Spare time and Social networking: I don't know what to say about this relationship. I come from a zapping time. I guess habits just get enhanced through newer adaptations. Vaping instead of smoking: Vaping faith: faith in fade. Human race evolved to make the palm of the hand not only a figurative place but an actual place indeed. Just like the pocket; the pocket now stores a big deal by storing you phone. Store your memories. So you can remember that it actually happened, that it wasn't just a pose for an empty picture. An empty picture full of trends. This is not meant to be trendy, by the way. But what if those pictures changed? Can you imagine it? Imagine that you went to a party, you had something to drink, to eat, you chatted with someone, you looked into his social media profile, and suddenly, when you feel like you want to remember it and take a look at the pictures you took, it turns out that they were not as you thought they were: another place, another person, a different food, a different date, a different you! Who are you anyway?

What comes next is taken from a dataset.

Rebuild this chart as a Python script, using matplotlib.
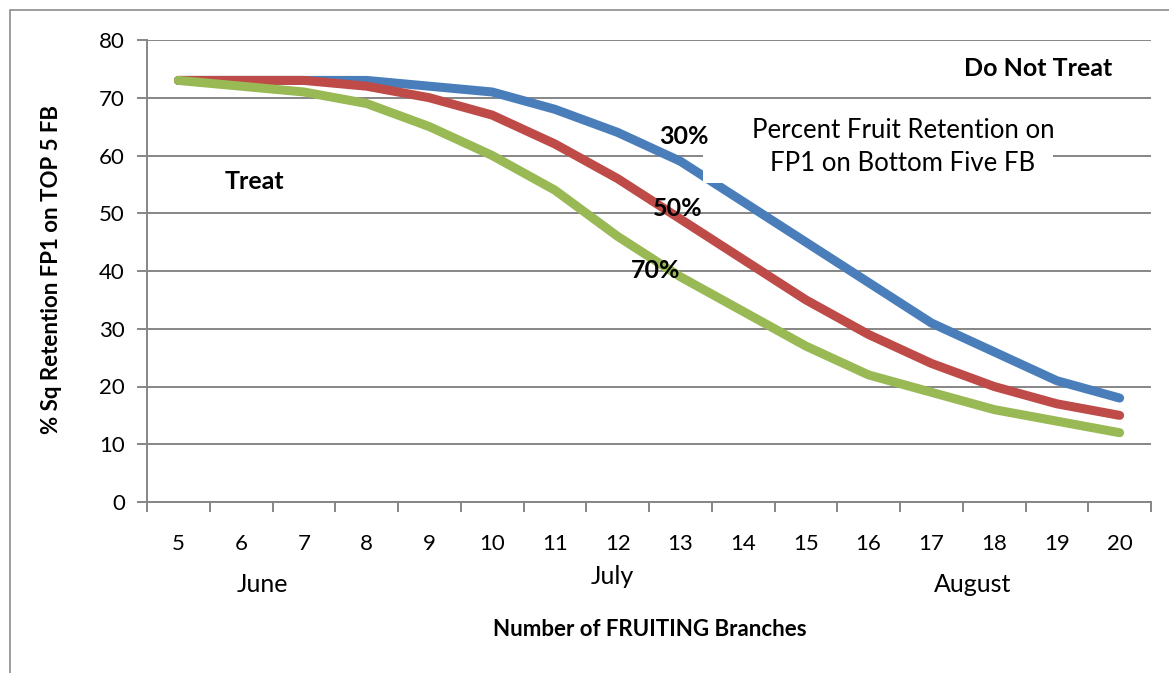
import matplotlib.pyplot as plt
from matplotlib.patches import Rectangle

plt.rcParams['font.family'] = ['Lato', 'DejaVu Sans']

# Data
branches = [5, 6, 7, 8, 9, 10, 11, 12, 13, 14, 15, 16, 17, 18, 19, 20]
ret_30 = [73, 73, 73, 73, 72, 71, 68, 64, 59, 52, 45, 38, 31, 26, 21, 18]
ret_50 = [73, 73, 73, 72, 70, 67, 62, 56, 49, 42, 35, 29, 24, 20, 17, 15]
ret_70 = [73, 72, 71, 69, 65, 60, 54, 46, 39, 33, 27, 22, 19, 16, 14, 12]
series_labels = ['30%', '50%', '70%']
months = ['June', 'July', 'August']

W, H = 1169, 673
fig = plt.figure(figsize=(11.69, 6.73), dpi=100)
ax = fig.add_axes([147 / W, 1 - 502 / H, 1004 / W, 462 / H])


def px(xp, yp):
    # pixel position -> figure fraction
    return xp / W, 1 - yp / H


# outer chart border
fig.patches.append(Rectangle((10 / W, -0.05), 1.2, 1 - 10 / H + 0.05,
                             transform=fig.transFigure, fill=False,
                             edgecolor='#8c8c8c', linewidth=1.2))

x = list(range(len(branches)))
lw = 6.5
ax.plot(x, ret_30, color='#4A7EBB', lw=lw, solid_capstyle='round', solid_joinstyle='round', zorder=3)
ax.plot(x, ret_50, color='#BE4B48', lw=lw, solid_capstyle='round', solid_joinstyle='round', zorder=4)
ax.plot(x, ret_70, color='#98B954', lw=lw, solid_capstyle='round', solid_joinstyle='round', zorder=5)

ax.set_xlim(-0.5, len(branches) - 0.5)
ax.set_ylim(0, 80)
ax.set_yticks(range(0, 81, 10))
ax.yaxis.grid(True, color='#868686', lw=1.4)
ax.set_axisbelow(True)
ax.tick_params(axis='y', labelsize=16, length=7, width=1.4, color='#868686', pad=9)

ax.set_xticks(x)
ax.set_xticklabels([str(b) for b in branches])
ax.set_xticks([i - 0.5 for i in range(len(branches) + 1)], minor=True)
ax.tick_params(axis='x', which='major', length=0, labelsize=16, pad=23)
ax.tick_params(axis='x', which='minor', length=7, width=1.4, color='#868686')

for side in ['top', 'right']:
    ax.spines[side].set_visible(False)
for side in ['left', 'bottom']:
    ax.spines[side].set_color('#868686')
    ax.spines[side].set_linewidth(1.4)

ax.set_ylabel('% Sq Retention FP1 on TOP 5 FB', fontsize=16, fontweight='bold')
ax.yaxis.set_label_coords((62 - 147) / 1004, (502 - 270) / 462)

# month labels and x title
fig.text(*px(262, 584), months[0], fontsize=18, ha='center', va='center')
fig.text(*px(612, 577), months[1], fontsize=18, ha='center', va='center')
fig.text(*px(973, 584), months[2], fontsize=18, ha='center', va='center')
fig.text(*px(650, 630), 'Number of FRUITING Branches', fontsize=16,
         fontweight='bold', ha='center', va='center')

# white text box that hides the gridline and part of the 30% line
fig.patches.append(Rectangle(px(703, 183), 350 / W, 78 / H, transform=fig.transFigure,
                             facecolor='white', edgecolor='none', zorder=2))
fig.text(*px(903, 147), 'Percent Fruit Retention on\nFP1 on Bottom Five FB',
         fontsize=18.5, ha='center', va='center', linespacing=1.4, zorder=8)

# annotations
fig.text(*px(254, 182), 'Treat', fontsize=18, fontweight='bold', ha='center', va='center')
fig.text(*px(1038, 69), 'Do Not Treat', fontsize=18, fontweight='bold', ha='center', va='center')
fig.text(*px(684, 136), series_labels[0], fontsize=18, fontweight='bold', ha='center', va='center', zorder=10)
fig.text(*px(678, 208), series_labels[1], fontsize=18, fontweight='bold', ha='center', va='center', zorder=10)
fig.text(*px(656, 270), series_labels[2], fontsize=18, fontweight='bold', ha='center', va='center', zorder=10)

fig.savefig('out.png', dpi=100)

Futility is an interesting word. I know my purpose as a man now, but before that, I just saw myself as some sort vessel in which every person I have ever cared for, could download their issues. If Listening to complains were something like a well paid job, I think I would be some master at it, I would be a wealthy person. But nobody knows what may come with time, it might be something on demand in a near future. In ten years from now there will be more people with more issues thanks to these endless (and pointless) comparisons through social media. Through social media we got used to see and be seen. Let's not blow the candles until we get a good picture to upload!. What if this has always been like that? Perhaps this persona transfer we agreed to do with all these apps is just easing the means for those who actually take profit from this. Maybe we have always been somebody else's ants. Our cities might have been some kids' Legos, and if so, I could never imagine the kind of kid who got Caracas and Guarenas to play with.